In sharp contrast, today's cities in the Muslim world offer little culturally or economically to the rest of the world — except for what can be pulled out of the ground.

Arab society today, according to the recent United Nation's Arab Human Development Report, lags not only behind Europe and America in the West, but also Asia in the East.

This is true for all indices of modernity — from degrees of literacy and child mortality to access to the Internet and development of sophisticated industry.

The result has been cities that have grown in size, but not in cultural influence or economic importance.

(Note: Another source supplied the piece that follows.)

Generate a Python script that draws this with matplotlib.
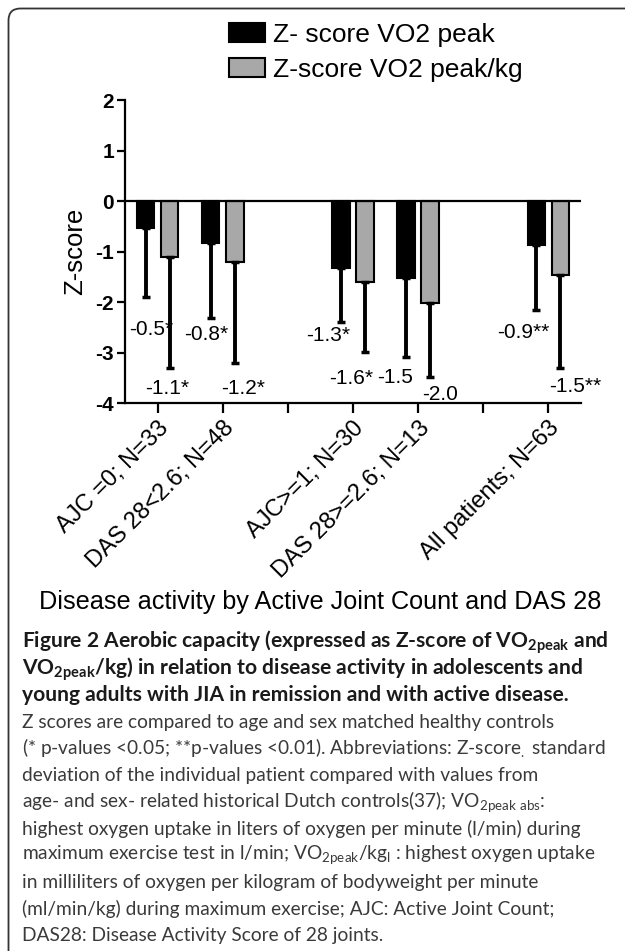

As key minorities have left, so have many of the educated portions of the population, leaving a large portion of the population poorly prepared for modern urban life.

"The cities have grown but have become less cosmopolitan," suggests Iranian-born geographer Ali Modarres. "The growth of the cities has been primarily made up of rural, provincial people.

“So you have had stagnation in these cities — even as they have expanded." The causes of decline of this urban world have been hotly debated.

Some scholars like Bernard Lewis see an unwillingness to change — in contrast to Europe, America or more recently East Asia — as the primary reason for the precipitous decline of the past three to four hundred years.

Others, like Edward Said, tend to blame the racism and cruelty of the West for Islamic setbacks. Ultimately, determining the causes of decline is secondary to reversing the downward slide.

The glories of the great cities of the Islamic past can provide some guideposts, suggests Ali Modarres, who teaches at California State University in Los Angeles.

Mr. Modarres and other scholars even suggest that there is much Islamic societies could still teach westerners about cities.

He points to a legacy of graceful architecture, the brilliant use of shading to lower energy use in hot climates, the creation of excellent systems of water, the gardens and sanitation systems of earlier Islamic cities.

The key problems facing Islamic cities — and the West that must deal with the consequences of their failures — do not lie in anything intrinsic in Muslim history or culture.

What has been missing is the will — and self-confidence — to recover the spirit of enterprise, toleration and rule of law that once made Islamism and urbanism a synergy capable of greatness.

Joel Kotkin, a senior fellow at the Davenport Institute for Public Policy at Pepperdine University, is writing a history of cities for Modern Library.